Material →
════

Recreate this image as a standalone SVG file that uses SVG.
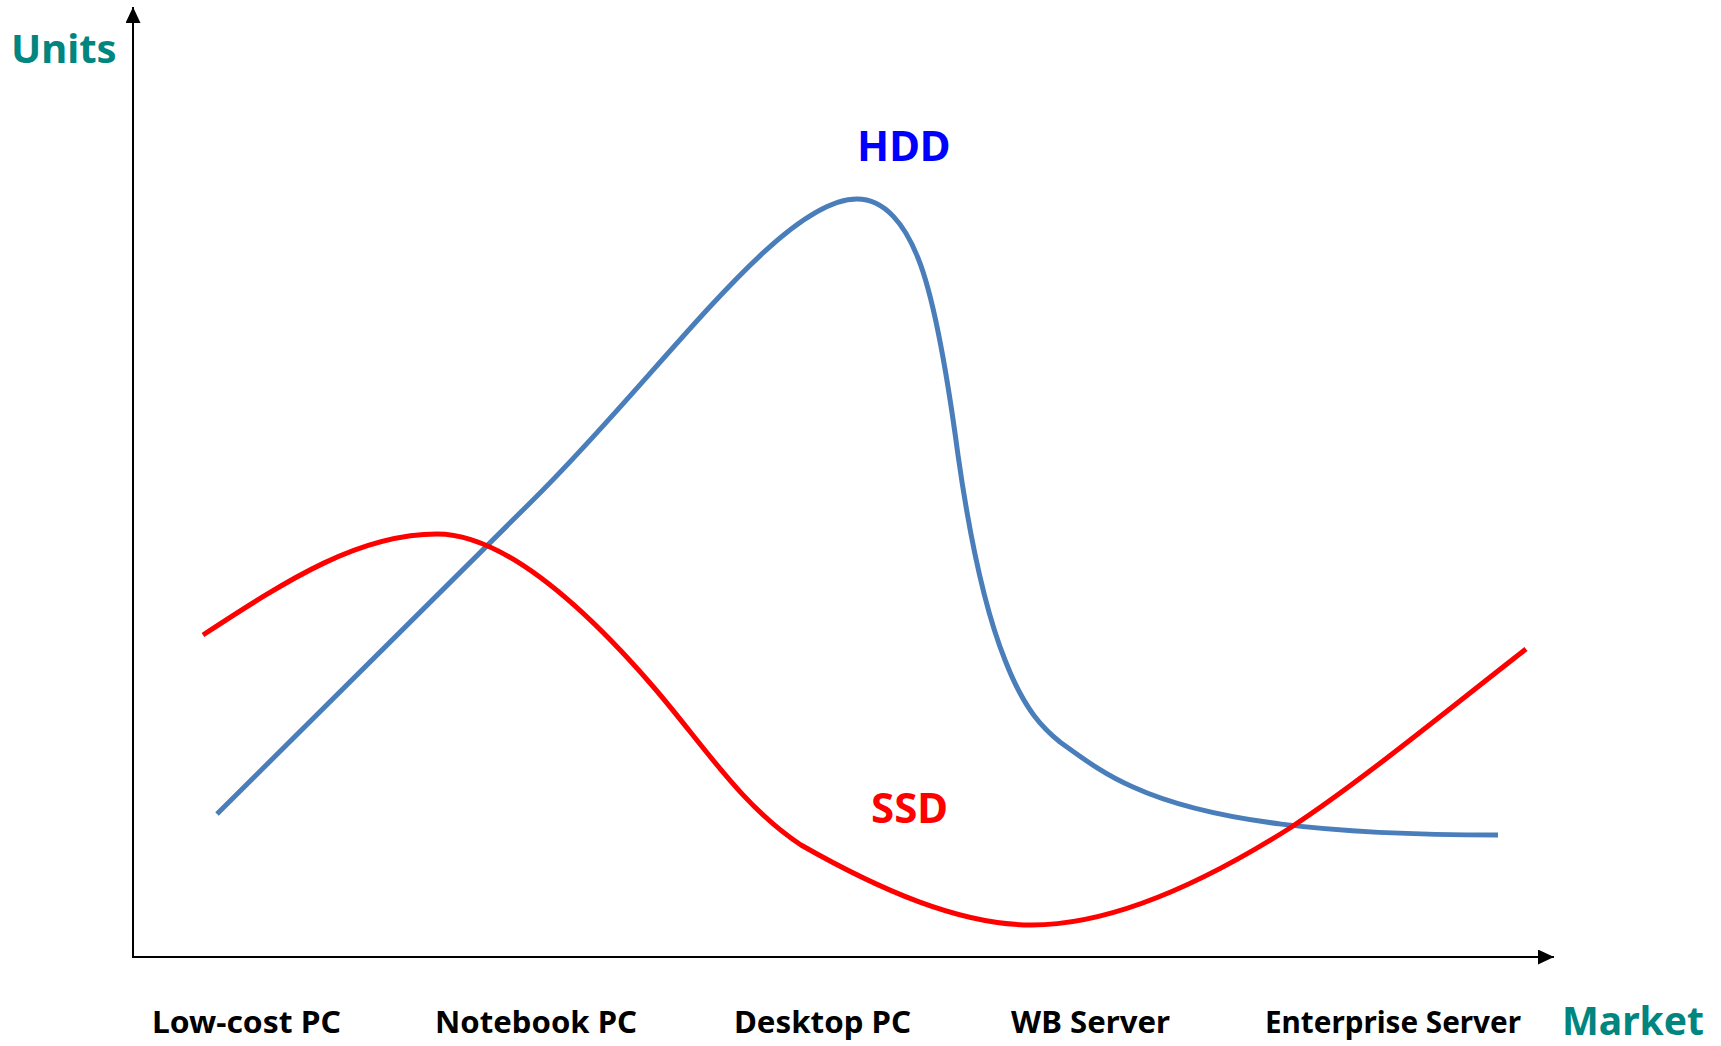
<svg xmlns="http://www.w3.org/2000/svg" width="1721" height="1046" viewBox="0 0 1721 1046">
  <style>
    .axis { stroke: #000000; stroke-width: 2; fill: none; }
    .title { font-family: "Noto Sans", "Liberation Sans", sans-serif; font-weight: bold; font-size: 40px; fill: #00857F; }
    .cat { font-family: "Noto Sans", "Liberation Sans", sans-serif; font-weight: bold; font-size: 31px; fill: #000000; }
    .series { font-family: "Noto Sans", "Liberation Sans", sans-serif; font-weight: bold; font-size: 42px; }
    .curve { fill: none; stroke-width: 5; stroke-linejoin: round; }
  </style>
  <defs>
    <marker id="arrow" viewBox="0 0 16 15" refX="16" refY="7.5" markerWidth="16" markerHeight="15" markerUnits="userSpaceOnUse" orient="auto">
      <path d="M0,0 L16,7.5 L0,15 Z" fill="#000000"/>
    </marker>
  </defs>
  <rect width="1721" height="1046" fill="#FFFFFF"/>

  <g id="connectors">
    <line id="y-axis" class="axis" x1="133" y1="958" x2="133" y2="7" marker-end="url(#arrow)"/>
    <line id="x-axis" class="axis" x1="132" y1="957" x2="1554" y2="957" marker-end="url(#arrow)"/>
    <path id="hdd-curve" class="curve" stroke="#4A7EBB" d="M217,814 L532,501 C660,375 780,199 857,199 C885,199 905,225 918,258 C935,300 948,380 958,455 C970,540 985,610 1005,660 C1025,712 1045,730 1060,742 C1085,760 1105,775 1133,787 C1210,822 1330,835 1498,835"/>
    <path id="ssd-curve" class="curve" stroke="#FF0000" d="M203,635 C290,578 360,534 437,534 C490,534 560,580 650,683 C700,740 740,805 801,845 C880,890 960,925 1032,925 C1110,925 1200,885 1290,828 C1360,782 1440,716 1526,649"/>
  </g>

  <g id="axis-units"><text class="title" x="11" y="63">Units</text></g>
  <g id="axis-market"><text class="title" x="1562" y="1035" textLength="142" lengthAdjust="spacingAndGlyphs">Market</text></g>

  <g id="label-hdd"><text class="series" x="857" y="161" fill="#0000FF">HDD</text></g>
  <g id="label-ssd"><text class="series" x="871" y="823" fill="#FF0000">SSD</text></g>

  <g id="cat-lowcost"><text class="cat" x="152" y="1033" textLength="189" lengthAdjust="spacingAndGlyphs">Low-cost PC</text></g>
  <g id="cat-notebook"><text class="cat" x="435" y="1033" textLength="202" lengthAdjust="spacingAndGlyphs">Notebook PC</text></g>
  <g id="cat-desktop"><text class="cat" x="734" y="1033" textLength="177" lengthAdjust="spacingAndGlyphs">Desktop PC</text></g>
  <g id="cat-wbserver"><text class="cat" x="1011" y="1033" textLength="159" lengthAdjust="spacingAndGlyphs">WB Server</text></g>
  <g id="cat-enterprise"><text class="cat" x="1265" y="1033" textLength="256" lengthAdjust="spacingAndGlyphs">Enterprise Server</text></g>
</svg>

════

The request → Pictures excluded, quote all the data above exactly.

Answer to the exercise →
Recreate this image as a standalone SVG file that uses SVG.
<svg xmlns="http://www.w3.org/2000/svg" width="1721" height="1046" viewBox="0 0 1721 1046">
  <style>
    .axis { stroke: #000000; stroke-width: 2; fill: none; }
    .title { font-family: "Noto Sans", "Liberation Sans", sans-serif; font-weight: bold; font-size: 40px; fill: #00857F; }
    .cat { font-family: "Noto Sans", "Liberation Sans", sans-serif; font-weight: bold; font-size: 31px; fill: #000000; }
    .series { font-family: "Noto Sans", "Liberation Sans", sans-serif; font-weight: bold; font-size: 42px; }
    .curve { fill: none; stroke-width: 5; stroke-linejoin: round; }
  </style>
  <defs>
    <marker id="arrow" viewBox="0 0 16 15" refX="16" refY="7.5" markerWidth="16" markerHeight="15" markerUnits="userSpaceOnUse" orient="auto">
      <path d="M0,0 L16,7.5 L0,15 Z" fill="#000000"/>
    </marker>
  </defs>
  <rect width="1721" height="1046" fill="#FFFFFF"/>

  <g id="connectors">
    <line id="y-axis" class="axis" x1="133" y1="958" x2="133" y2="7" marker-end="url(#arrow)"/>
    <line id="x-axis" class="axis" x1="132" y1="957" x2="1554" y2="957" marker-end="url(#arrow)"/>
    <path id="hdd-curve" class="curve" stroke="#4A7EBB" d="M217,814 L532,501 C660,375 780,199 857,199 C885,199 905,225 918,258 C935,300 948,380 958,455 C970,540 985,610 1005,660 C1025,712 1045,730 1060,742 C1085,760 1105,775 1133,787 C1210,822 1330,835 1498,835"/>
    <path id="ssd-curve" class="curve" stroke="#FF0000" d="M203,635 C290,578 360,534 437,534 C490,534 560,580 650,683 C700,740 740,805 801,845 C880,890 960,925 1032,925 C1110,925 1200,885 1290,828 C1360,782 1440,716 1526,649"/>
  </g>

  <g id="axis-units"><text class="title" x="11" y="63">Units</text></g>
  <g id="axis-market"><text class="title" x="1562" y="1035" textLength="142" lengthAdjust="spacingAndGlyphs">Market</text></g>

  <g id="label-hdd"><text class="series" x="857" y="161" fill="#0000FF">HDD</text></g>
  <g id="label-ssd"><text class="series" x="871" y="823" fill="#FF0000">SSD</text></g>

  <g id="cat-lowcost"><text class="cat" x="152" y="1033" textLength="189" lengthAdjust="spacingAndGlyphs">Low-cost PC</text></g>
  <g id="cat-notebook"><text class="cat" x="435" y="1033" textLength="202" lengthAdjust="spacingAndGlyphs">Notebook PC</text></g>
  <g id="cat-desktop"><text class="cat" x="734" y="1033" textLength="177" lengthAdjust="spacingAndGlyphs">Desktop PC</text></g>
  <g id="cat-wbserver"><text class="cat" x="1011" y="1033" textLength="159" lengthAdjust="spacingAndGlyphs">WB Server</text></g>
  <g id="cat-enterprise"><text class="cat" x="1265" y="1033" textLength="256" lengthAdjust="spacingAndGlyphs">Enterprise Server</text></g>
</svg>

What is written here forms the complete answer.